■ Data lines:
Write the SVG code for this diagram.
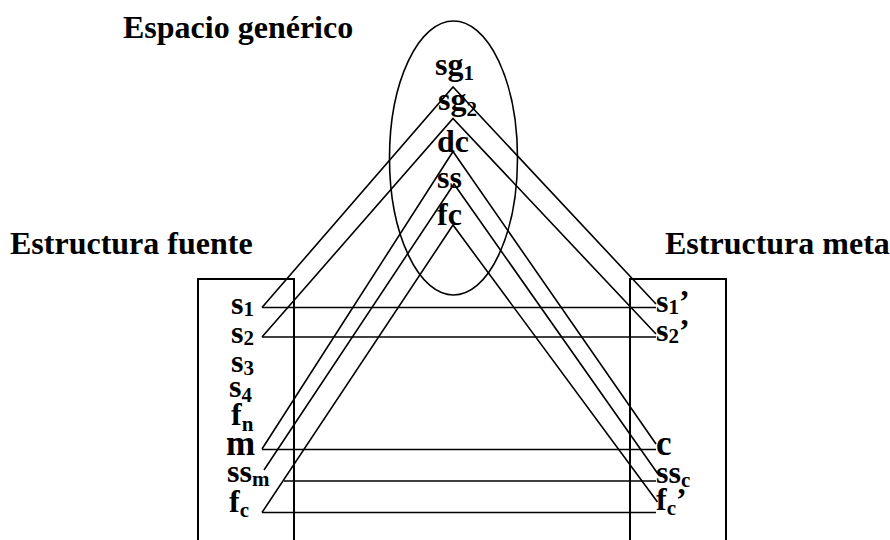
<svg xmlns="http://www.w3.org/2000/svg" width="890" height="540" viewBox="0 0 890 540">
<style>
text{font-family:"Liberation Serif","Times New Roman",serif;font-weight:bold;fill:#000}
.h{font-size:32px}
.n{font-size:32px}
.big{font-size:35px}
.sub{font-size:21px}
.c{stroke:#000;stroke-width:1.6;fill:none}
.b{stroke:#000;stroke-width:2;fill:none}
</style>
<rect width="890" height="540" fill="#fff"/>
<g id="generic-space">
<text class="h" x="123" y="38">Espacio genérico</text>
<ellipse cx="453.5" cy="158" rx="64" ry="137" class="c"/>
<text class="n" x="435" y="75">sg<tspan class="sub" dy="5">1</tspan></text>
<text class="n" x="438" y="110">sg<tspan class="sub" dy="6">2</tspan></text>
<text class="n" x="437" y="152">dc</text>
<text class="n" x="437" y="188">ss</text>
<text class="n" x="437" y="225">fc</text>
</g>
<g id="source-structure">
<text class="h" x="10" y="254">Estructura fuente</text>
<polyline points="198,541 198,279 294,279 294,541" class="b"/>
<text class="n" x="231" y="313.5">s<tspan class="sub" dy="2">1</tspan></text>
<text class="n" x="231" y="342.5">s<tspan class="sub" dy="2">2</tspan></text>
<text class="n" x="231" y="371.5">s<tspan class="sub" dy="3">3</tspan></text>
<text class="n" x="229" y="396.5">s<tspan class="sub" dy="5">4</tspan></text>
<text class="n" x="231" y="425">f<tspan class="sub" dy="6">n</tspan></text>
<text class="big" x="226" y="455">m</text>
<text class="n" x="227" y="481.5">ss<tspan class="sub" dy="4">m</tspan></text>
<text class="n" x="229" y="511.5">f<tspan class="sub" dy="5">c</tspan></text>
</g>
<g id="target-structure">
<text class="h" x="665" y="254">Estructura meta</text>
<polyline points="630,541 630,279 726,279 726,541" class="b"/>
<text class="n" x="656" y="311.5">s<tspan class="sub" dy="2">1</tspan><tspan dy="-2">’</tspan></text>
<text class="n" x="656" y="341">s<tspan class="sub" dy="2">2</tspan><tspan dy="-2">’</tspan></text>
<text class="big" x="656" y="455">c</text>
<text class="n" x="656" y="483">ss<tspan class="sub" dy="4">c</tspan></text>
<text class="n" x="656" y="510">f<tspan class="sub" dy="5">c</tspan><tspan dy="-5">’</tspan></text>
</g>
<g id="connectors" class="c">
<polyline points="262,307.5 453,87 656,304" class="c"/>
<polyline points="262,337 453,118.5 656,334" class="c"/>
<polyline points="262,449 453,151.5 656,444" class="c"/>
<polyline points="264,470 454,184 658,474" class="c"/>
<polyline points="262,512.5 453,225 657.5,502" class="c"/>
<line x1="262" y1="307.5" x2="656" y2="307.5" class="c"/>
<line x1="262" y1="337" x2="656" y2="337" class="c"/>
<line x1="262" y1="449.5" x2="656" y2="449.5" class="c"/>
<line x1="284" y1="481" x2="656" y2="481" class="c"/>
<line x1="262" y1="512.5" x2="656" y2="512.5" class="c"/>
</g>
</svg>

■ Aim:
Write the full listing out again with every line unchanged, but include no pictures.

■ Exercise output:
Write the SVG code for this diagram.
<svg xmlns="http://www.w3.org/2000/svg" width="890" height="540" viewBox="0 0 890 540">
<style>
text{font-family:"Liberation Serif","Times New Roman",serif;font-weight:bold;fill:#000}
.h{font-size:32px}
.n{font-size:32px}
.big{font-size:35px}
.sub{font-size:21px}
.c{stroke:#000;stroke-width:1.6;fill:none}
.b{stroke:#000;stroke-width:2;fill:none}
</style>
<rect width="890" height="540" fill="#fff"/>
<g id="generic-space">
<text class="h" x="123" y="38">Espacio genérico</text>
<ellipse cx="453.5" cy="158" rx="64" ry="137" class="c"/>
<text class="n" x="435" y="75">sg<tspan class="sub" dy="5">1</tspan></text>
<text class="n" x="438" y="110">sg<tspan class="sub" dy="6">2</tspan></text>
<text class="n" x="437" y="152">dc</text>
<text class="n" x="437" y="188">ss</text>
<text class="n" x="437" y="225">fc</text>
</g>
<g id="source-structure">
<text class="h" x="10" y="254">Estructura fuente</text>
<polyline points="198,541 198,279 294,279 294,541" class="b"/>
<text class="n" x="231" y="313.5">s<tspan class="sub" dy="2">1</tspan></text>
<text class="n" x="231" y="342.5">s<tspan class="sub" dy="2">2</tspan></text>
<text class="n" x="231" y="371.5">s<tspan class="sub" dy="3">3</tspan></text>
<text class="n" x="229" y="396.5">s<tspan class="sub" dy="5">4</tspan></text>
<text class="n" x="231" y="425">f<tspan class="sub" dy="6">n</tspan></text>
<text class="big" x="226" y="455">m</text>
<text class="n" x="227" y="481.5">ss<tspan class="sub" dy="4">m</tspan></text>
<text class="n" x="229" y="511.5">f<tspan class="sub" dy="5">c</tspan></text>
</g>
<g id="target-structure">
<text class="h" x="665" y="254">Estructura meta</text>
<polyline points="630,541 630,279 726,279 726,541" class="b"/>
<text class="n" x="656" y="311.5">s<tspan class="sub" dy="2">1</tspan><tspan dy="-2">’</tspan></text>
<text class="n" x="656" y="341">s<tspan class="sub" dy="2">2</tspan><tspan dy="-2">’</tspan></text>
<text class="big" x="656" y="455">c</text>
<text class="n" x="656" y="483">ss<tspan class="sub" dy="4">c</tspan></text>
<text class="n" x="656" y="510">f<tspan class="sub" dy="5">c</tspan><tspan dy="-5">’</tspan></text>
</g>
<g id="connectors" class="c">
<polyline points="262,307.5 453,87 656,304" class="c"/>
<polyline points="262,337 453,118.5 656,334" class="c"/>
<polyline points="262,449 453,151.5 656,444" class="c"/>
<polyline points="264,470 454,184 658,474" class="c"/>
<polyline points="262,512.5 453,225 657.5,502" class="c"/>
<line x1="262" y1="307.5" x2="656" y2="307.5" class="c"/>
<line x1="262" y1="337" x2="656" y2="337" class="c"/>
<line x1="262" y1="449.5" x2="656" y2="449.5" class="c"/>
<line x1="284" y1="481" x2="656" y2="481" class="c"/>
<line x1="262" y1="512.5" x2="656" y2="512.5" class="c"/>
</g>
</svg>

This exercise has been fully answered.